_Prompt_. Return the listing below unchanged, minus its pictures.

_Given material_.

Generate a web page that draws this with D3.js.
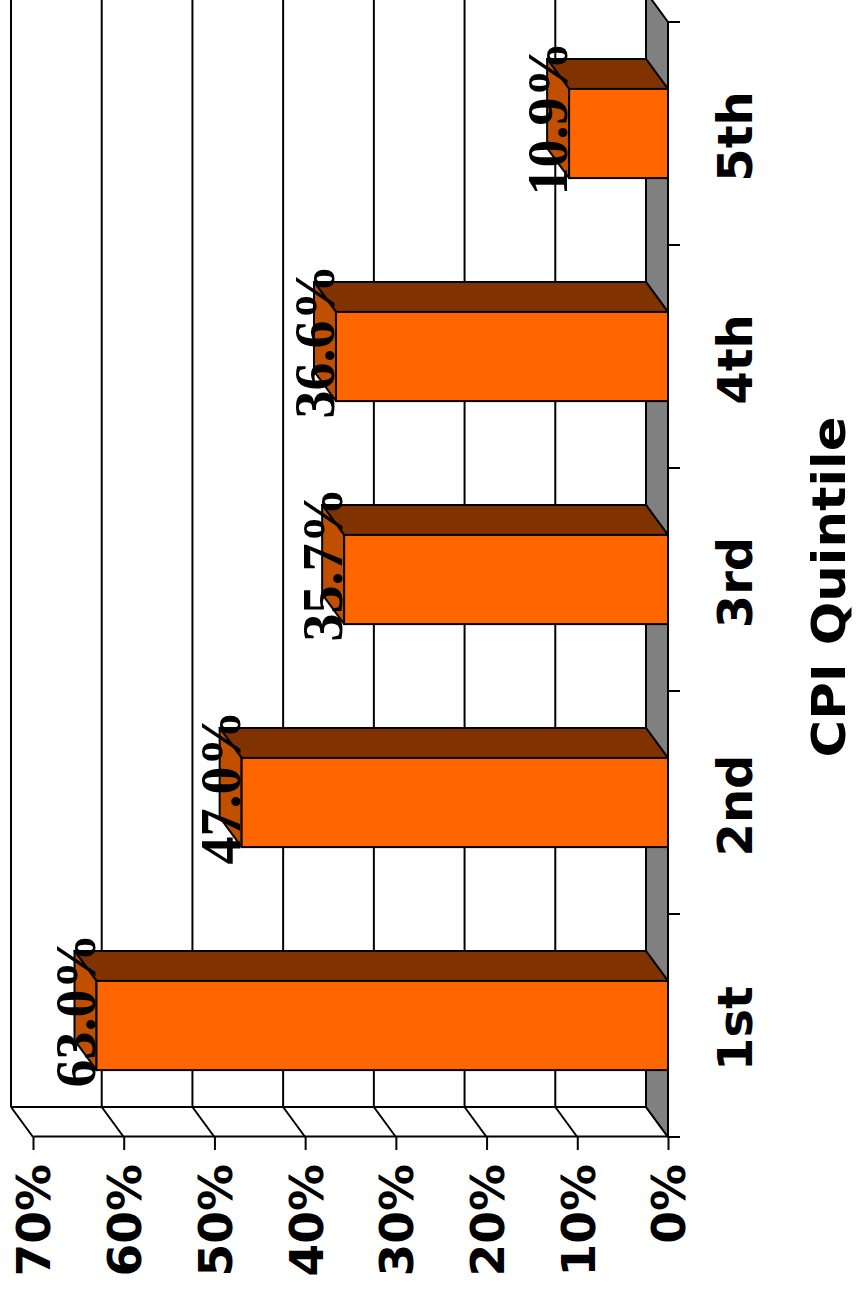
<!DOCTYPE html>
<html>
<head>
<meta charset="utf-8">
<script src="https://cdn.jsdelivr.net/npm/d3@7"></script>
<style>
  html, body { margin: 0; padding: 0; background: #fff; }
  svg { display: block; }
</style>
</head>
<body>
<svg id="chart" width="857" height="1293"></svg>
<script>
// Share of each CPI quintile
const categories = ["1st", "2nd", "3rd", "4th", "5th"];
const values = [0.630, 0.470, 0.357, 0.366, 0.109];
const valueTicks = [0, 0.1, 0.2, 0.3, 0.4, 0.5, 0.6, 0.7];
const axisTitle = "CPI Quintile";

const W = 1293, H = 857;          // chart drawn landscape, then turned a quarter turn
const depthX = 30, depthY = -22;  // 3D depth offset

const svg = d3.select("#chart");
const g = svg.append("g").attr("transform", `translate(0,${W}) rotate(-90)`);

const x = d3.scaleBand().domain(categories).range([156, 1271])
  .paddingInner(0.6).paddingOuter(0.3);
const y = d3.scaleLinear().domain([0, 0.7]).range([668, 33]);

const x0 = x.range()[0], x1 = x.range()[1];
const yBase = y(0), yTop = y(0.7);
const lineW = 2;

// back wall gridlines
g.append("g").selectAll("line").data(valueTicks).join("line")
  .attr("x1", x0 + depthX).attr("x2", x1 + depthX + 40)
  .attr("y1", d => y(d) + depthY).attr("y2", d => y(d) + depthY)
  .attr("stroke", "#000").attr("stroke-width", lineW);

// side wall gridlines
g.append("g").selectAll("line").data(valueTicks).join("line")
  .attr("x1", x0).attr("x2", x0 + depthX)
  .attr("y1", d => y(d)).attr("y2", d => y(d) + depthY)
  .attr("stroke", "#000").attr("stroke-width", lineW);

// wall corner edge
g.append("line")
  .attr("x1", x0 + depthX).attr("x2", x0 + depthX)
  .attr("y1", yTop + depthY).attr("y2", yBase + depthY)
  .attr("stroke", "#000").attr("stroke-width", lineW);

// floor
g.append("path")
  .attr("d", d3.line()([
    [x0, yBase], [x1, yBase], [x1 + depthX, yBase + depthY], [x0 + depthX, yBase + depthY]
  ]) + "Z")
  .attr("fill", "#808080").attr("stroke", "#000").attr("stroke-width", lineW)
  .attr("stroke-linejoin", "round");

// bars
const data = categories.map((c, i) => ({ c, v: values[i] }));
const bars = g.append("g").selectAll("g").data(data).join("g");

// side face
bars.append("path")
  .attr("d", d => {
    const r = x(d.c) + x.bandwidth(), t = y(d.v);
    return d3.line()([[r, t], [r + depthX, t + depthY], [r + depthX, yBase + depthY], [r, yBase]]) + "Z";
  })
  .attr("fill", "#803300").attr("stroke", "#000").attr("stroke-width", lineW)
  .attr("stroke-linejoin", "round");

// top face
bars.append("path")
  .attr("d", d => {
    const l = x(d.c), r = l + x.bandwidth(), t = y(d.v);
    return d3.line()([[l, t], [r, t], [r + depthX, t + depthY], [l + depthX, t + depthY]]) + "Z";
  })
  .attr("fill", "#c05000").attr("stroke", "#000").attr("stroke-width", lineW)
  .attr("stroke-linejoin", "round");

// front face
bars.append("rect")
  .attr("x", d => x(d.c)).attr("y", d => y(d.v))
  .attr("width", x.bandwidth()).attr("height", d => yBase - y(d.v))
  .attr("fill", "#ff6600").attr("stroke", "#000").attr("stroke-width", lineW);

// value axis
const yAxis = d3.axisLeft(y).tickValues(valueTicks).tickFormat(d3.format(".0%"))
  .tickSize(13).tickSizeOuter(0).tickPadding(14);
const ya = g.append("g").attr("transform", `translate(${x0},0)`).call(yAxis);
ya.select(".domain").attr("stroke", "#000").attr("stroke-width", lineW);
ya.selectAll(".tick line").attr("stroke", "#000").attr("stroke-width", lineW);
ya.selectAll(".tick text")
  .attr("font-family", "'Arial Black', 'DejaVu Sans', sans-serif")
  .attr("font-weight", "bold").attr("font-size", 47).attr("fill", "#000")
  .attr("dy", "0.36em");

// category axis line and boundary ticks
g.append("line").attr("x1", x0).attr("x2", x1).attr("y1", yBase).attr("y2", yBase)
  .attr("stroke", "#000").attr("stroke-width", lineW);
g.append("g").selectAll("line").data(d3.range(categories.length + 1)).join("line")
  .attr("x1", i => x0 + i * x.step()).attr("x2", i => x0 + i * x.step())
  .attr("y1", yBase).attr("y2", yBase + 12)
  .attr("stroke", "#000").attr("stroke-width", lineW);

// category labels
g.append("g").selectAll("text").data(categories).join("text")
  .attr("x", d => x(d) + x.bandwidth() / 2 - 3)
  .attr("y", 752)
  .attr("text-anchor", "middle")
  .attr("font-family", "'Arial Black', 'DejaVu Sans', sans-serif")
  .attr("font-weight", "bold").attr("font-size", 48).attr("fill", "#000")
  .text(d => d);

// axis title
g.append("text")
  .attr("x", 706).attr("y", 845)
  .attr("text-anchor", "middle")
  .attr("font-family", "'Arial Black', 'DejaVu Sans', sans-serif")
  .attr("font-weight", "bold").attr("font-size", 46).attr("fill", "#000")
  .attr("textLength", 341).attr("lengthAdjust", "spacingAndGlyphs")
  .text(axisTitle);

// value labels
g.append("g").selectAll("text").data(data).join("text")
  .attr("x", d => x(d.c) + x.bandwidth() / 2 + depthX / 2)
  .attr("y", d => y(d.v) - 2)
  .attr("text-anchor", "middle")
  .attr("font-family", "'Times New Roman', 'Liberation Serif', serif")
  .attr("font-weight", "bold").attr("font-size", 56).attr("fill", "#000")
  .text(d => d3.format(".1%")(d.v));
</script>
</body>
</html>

_Output_.
Generate a web page that draws this with D3.js.
<!DOCTYPE html>
<html>
<head>
<meta charset="utf-8">
<script src="https://cdn.jsdelivr.net/npm/d3@7"></script>
<style>
  html, body { margin: 0; padding: 0; background: #fff; }
  svg { display: block; }
</style>
</head>
<body>
<svg id="chart" width="857" height="1293"></svg>
<script>
// Share of each CPI quintile
const categories = ["1st", "2nd", "3rd", "4th", "5th"];
const values = [0.630, 0.470, 0.357, 0.366, 0.109];
const valueTicks = [0, 0.1, 0.2, 0.3, 0.4, 0.5, 0.6, 0.7];
const axisTitle = "CPI Quintile";

const W = 1293, H = 857;          // chart drawn landscape, then turned a quarter turn
const depthX = 30, depthY = -22;  // 3D depth offset

const svg = d3.select("#chart");
const g = svg.append("g").attr("transform", `translate(0,${W}) rotate(-90)`);

const x = d3.scaleBand().domain(categories).range([156, 1271])
  .paddingInner(0.6).paddingOuter(0.3);
const y = d3.scaleLinear().domain([0, 0.7]).range([668, 33]);

const x0 = x.range()[0], x1 = x.range()[1];
const yBase = y(0), yTop = y(0.7);
const lineW = 2;

// back wall gridlines
g.append("g").selectAll("line").data(valueTicks).join("line")
  .attr("x1", x0 + depthX).attr("x2", x1 + depthX + 40)
  .attr("y1", d => y(d) + depthY).attr("y2", d => y(d) + depthY)
  .attr("stroke", "#000").attr("stroke-width", lineW);

// side wall gridlines
g.append("g").selectAll("line").data(valueTicks).join("line")
  .attr("x1", x0).attr("x2", x0 + depthX)
  .attr("y1", d => y(d)).attr("y2", d => y(d) + depthY)
  .attr("stroke", "#000").attr("stroke-width", lineW);

// wall corner edge
g.append("line")
  .attr("x1", x0 + depthX).attr("x2", x0 + depthX)
  .attr("y1", yTop + depthY).attr("y2", yBase + depthY)
  .attr("stroke", "#000").attr("stroke-width", lineW);

// floor
g.append("path")
  .attr("d", d3.line()([
    [x0, yBase], [x1, yBase], [x1 + depthX, yBase + depthY], [x0 + depthX, yBase + depthY]
  ]) + "Z")
  .attr("fill", "#808080").attr("stroke", "#000").attr("stroke-width", lineW)
  .attr("stroke-linejoin", "round");

// bars
const data = categories.map((c, i) => ({ c, v: values[i] }));
const bars = g.append("g").selectAll("g").data(data).join("g");

// side face
bars.append("path")
  .attr("d", d => {
    const r = x(d.c) + x.bandwidth(), t = y(d.v);
    return d3.line()([[r, t], [r + depthX, t + depthY], [r + depthX, yBase + depthY], [r, yBase]]) + "Z";
  })
  .attr("fill", "#803300").attr("stroke", "#000").attr("stroke-width", lineW)
  .attr("stroke-linejoin", "round");

// top face
bars.append("path")
  .attr("d", d => {
    const l = x(d.c), r = l + x.bandwidth(), t = y(d.v);
    return d3.line()([[l, t], [r, t], [r + depthX, t + depthY], [l + depthX, t + depthY]]) + "Z";
  })
  .attr("fill", "#c05000").attr("stroke", "#000").attr("stroke-width", lineW)
  .attr("stroke-linejoin", "round");

// front face
bars.append("rect")
  .attr("x", d => x(d.c)).attr("y", d => y(d.v))
  .attr("width", x.bandwidth()).attr("height", d => yBase - y(d.v))
  .attr("fill", "#ff6600").attr("stroke", "#000").attr("stroke-width", lineW);

// value axis
const yAxis = d3.axisLeft(y).tickValues(valueTicks).tickFormat(d3.format(".0%"))
  .tickSize(13).tickSizeOuter(0).tickPadding(14);
const ya = g.append("g").attr("transform", `translate(${x0},0)`).call(yAxis);
ya.select(".domain").attr("stroke", "#000").attr("stroke-width", lineW);
ya.selectAll(".tick line").attr("stroke", "#000").attr("stroke-width", lineW);
ya.selectAll(".tick text")
  .attr("font-family", "'Arial Black', 'DejaVu Sans', sans-serif")
  .attr("font-weight", "bold").attr("font-size", 47).attr("fill", "#000")
  .attr("dy", "0.36em");

// category axis line and boundary ticks
g.append("line").attr("x1", x0).attr("x2", x1).attr("y1", yBase).attr("y2", yBase)
  .attr("stroke", "#000").attr("stroke-width", lineW);
g.append("g").selectAll("line").data(d3.range(categories.length + 1)).join("line")
  .attr("x1", i => x0 + i * x.step()).attr("x2", i => x0 + i * x.step())
  .attr("y1", yBase).attr("y2", yBase + 12)
  .attr("stroke", "#000").attr("stroke-width", lineW);

// category labels
g.append("g").selectAll("text").data(categories).join("text")
  .attr("x", d => x(d) + x.bandwidth() / 2 - 3)
  .attr("y", 752)
  .attr("text-anchor", "middle")
  .attr("font-family", "'Arial Black', 'DejaVu Sans', sans-serif")
  .attr("font-weight", "bold").attr("font-size", 48).attr("fill", "#000")
  .text(d => d);

// axis title
g.append("text")
  .attr("x", 706).attr("y", 845)
  .attr("text-anchor", "middle")
  .attr("font-family", "'Arial Black', 'DejaVu Sans', sans-serif")
  .attr("font-weight", "bold").attr("font-size", 46).attr("fill", "#000")
  .attr("textLength", 341).attr("lengthAdjust", "spacingAndGlyphs")
  .text(axisTitle);

// value labels
g.append("g").selectAll("text").data(data).join("text")
  .attr("x", d => x(d.c) + x.bandwidth() / 2 + depthX / 2)
  .attr("y", d => y(d.v) - 2)
  .attr("text-anchor", "middle")
  .attr("font-family", "'Times New Roman', 'Liberation Serif', serif")
  .attr("font-weight", "bold").attr("font-size", 56).attr("fill", "#000")
  .text(d => d3.format(".1%")(d.v));
</script>
</body>
</html>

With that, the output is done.